Aim of the task => Leave out the pictures and copy everything else below exactly.
** start Given data **
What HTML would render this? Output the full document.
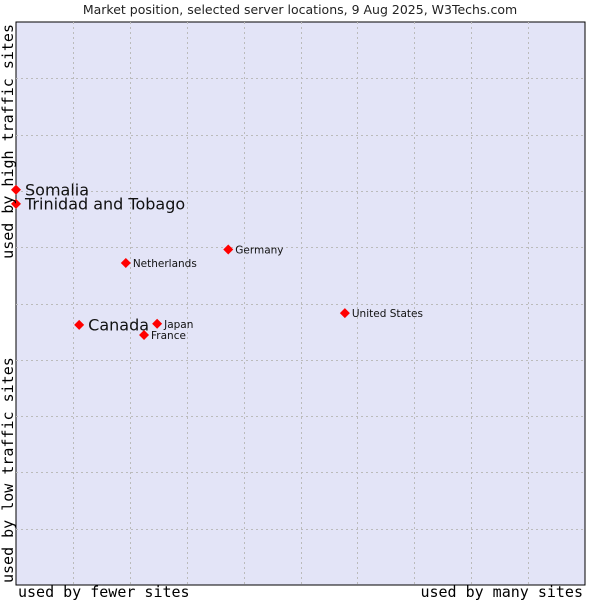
<!DOCTYPE html>
<html><head><meta charset="utf-8"><style>
body{margin:0;background:#fff;width:600px;height:600px;overflow:hidden}
svg{display:block}
</style></head><body>
<svg id="chart" width="600" height="600" xmlns="http://www.w3.org/2000/svg">
<text x="300" y="14" text-anchor="middle" font-family="DejaVu Sans, sans-serif" font-size="12.5" fill="#222">Market position, selected server locations, 9 Aug 2025, W3Techs.com</text>
<rect x="16" y="22" width="569" height="563" fill="#e3e4f7" stroke="#000" stroke-width="1"/>
<g id="grid"></g>
<g id="points"></g>
<text x="18" y="597" font-family="DejaVu Sans Mono, monospace" font-size="15" fill="#000">used by fewer sites</text>
<text x="583" y="597" text-anchor="end" font-family="DejaVu Sans Mono, monospace" font-size="15" fill="#000">used by many sites</text>
<text transform="translate(13,24) rotate(-90)" text-anchor="end" font-family="DejaVu Sans Mono, monospace" font-size="15" fill="#000">used by high traffic sites</text>
<text transform="translate(13,583) rotate(-90)" font-family="DejaVu Sans Mono, monospace" font-size="15" fill="#000">used by low traffic sites</text>
</svg>
<script>
const countries = ["Somalia","Trinidad and Tobago","Netherlands","Germany","Canada","Japan","France","United States"];
const xValues = [0, 0, 19.3, 37.3, 11.1, 24.8, 22.5, 57.8];
const yValues = [70.2, 67.7, 57.2, 59.6, 46.2, 46.4, 44.4, 48.3];
const highlighted = [true, true, false, false, true, false, false, false];

const L=16,T=22,W=569,H=563;
const sx=v=>L+v/100*W;
const sy=v=>T+H-v/100*H;
const NS="http://www.w3.org/2000/svg";
const grid=document.getElementById('grid');
for(let i=1;i<10;i++){
  const v=document.createElementNS(NS,'line');
  
  
  const x=Math.round(sx(i*10))+0.5;
  v.setAttribute('x1',x);v.setAttribute('x2',x);v.setAttribute('y1',T);v.setAttribute('y2',T+H);
  v.setAttribute('stroke','#bbb');v.setAttribute('stroke-dasharray','2,3');
  grid.appendChild(v);
  const h=document.createElementNS(NS,'line');
  
  
  const y=Math.round(sy(i*10))+0.5;
  h.setAttribute('x1',L);h.setAttribute('x2',L+W);h.setAttribute('y1',y);h.setAttribute('y2',y);
  h.setAttribute('stroke','#bbb');h.setAttribute('stroke-dasharray','2,3');
  grid.appendChild(h);
}
const pts=document.getElementById('points');
countries.forEach((c,i)=>{
  const x=sx(xValues[i]),y=sy(yValues[i]);
  const p=document.createElementNS(NS,'path');
  
  
  p.setAttribute('d',`M${x-5},${y} L${x},${y-5} L${x+5},${y} L${x},${y+5} Z`);
  p.setAttribute('fill','#f00');
  pts.appendChild(p);
  const t=document.createElementNS(NS,'text');
  
  
  const big=highlighted[i];
  t.setAttribute('x',x+(big?9:7));
  t.setAttribute('y',y+(big?5.5:4));
  t.setAttribute('font-family','DejaVu Sans, sans-serif');
  t.setAttribute('font-size',big?'16':'10.5');
  t.setAttribute('fill','#111');
  t.textContent=c;
  pts.appendChild(t);
});
</script>
</body></html>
** end Given data **
Full answer =>
What HTML would render this? Output the full document.
<!DOCTYPE html>
<html><head><meta charset="utf-8"><style>
body{margin:0;background:#fff;width:600px;height:600px;overflow:hidden}
svg{display:block}
</style></head><body>
<svg id="chart" width="600" height="600" xmlns="http://www.w3.org/2000/svg">
<text x="300" y="14" text-anchor="middle" font-family="DejaVu Sans, sans-serif" font-size="12.5" fill="#222">Market position, selected server locations, 9 Aug 2025, W3Techs.com</text>
<rect x="16" y="22" width="569" height="563" fill="#e3e4f7" stroke="#000" stroke-width="1"/>
<g id="grid"></g>
<g id="points"></g>
<text x="18" y="597" font-family="DejaVu Sans Mono, monospace" font-size="15" fill="#000">used by fewer sites</text>
<text x="583" y="597" text-anchor="end" font-family="DejaVu Sans Mono, monospace" font-size="15" fill="#000">used by many sites</text>
<text transform="translate(13,24) rotate(-90)" text-anchor="end" font-family="DejaVu Sans Mono, monospace" font-size="15" fill="#000">used by high traffic sites</text>
<text transform="translate(13,583) rotate(-90)" font-family="DejaVu Sans Mono, monospace" font-size="15" fill="#000">used by low traffic sites</text>
</svg>
<script>
const countries = ["Somalia","Trinidad and Tobago","Netherlands","Germany","Canada","Japan","France","United States"];
const xValues = [0, 0, 19.3, 37.3, 11.1, 24.8, 22.5, 57.8];
const yValues = [70.2, 67.7, 57.2, 59.6, 46.2, 46.4, 44.4, 48.3];
const highlighted = [true, true, false, false, true, false, false, false];

const L=16,T=22,W=569,H=563;
const sx=v=>L+v/100*W;
const sy=v=>T+H-v/100*H;
const NS="http://www.w3.org/2000/svg";
const grid=document.getElementById('grid');
for(let i=1;i<10;i++){
  const v=document.createElementNS(NS,'line');
  
  
  const x=Math.round(sx(i*10))+0.5;
  v.setAttribute('x1',x);v.setAttribute('x2',x);v.setAttribute('y1',T);v.setAttribute('y2',T+H);
  v.setAttribute('stroke','#bbb');v.setAttribute('stroke-dasharray','2,3');
  grid.appendChild(v);
  const h=document.createElementNS(NS,'line');
  
  
  const y=Math.round(sy(i*10))+0.5;
  h.setAttribute('x1',L);h.setAttribute('x2',L+W);h.setAttribute('y1',y);h.setAttribute('y2',y);
  h.setAttribute('stroke','#bbb');h.setAttribute('stroke-dasharray','2,3');
  grid.appendChild(h);
}
const pts=document.getElementById('points');
countries.forEach((c,i)=>{
  const x=sx(xValues[i]),y=sy(yValues[i]);
  const p=document.createElementNS(NS,'path');
  
  
  p.setAttribute('d',`M${x-5},${y} L${x},${y-5} L${x+5},${y} L${x},${y+5} Z`);
  p.setAttribute('fill','#f00');
  pts.appendChild(p);
  const t=document.createElementNS(NS,'text');
  
  
  const big=highlighted[i];
  t.setAttribute('x',x+(big?9:7));
  t.setAttribute('y',y+(big?5.5:4));
  t.setAttribute('font-family','DejaVu Sans, sans-serif');
  t.setAttribute('font-size',big?'16':'10.5');
  t.setAttribute('fill','#111');
  t.textContent=c;
  pts.appendChild(t);
});
</script>
</body></html>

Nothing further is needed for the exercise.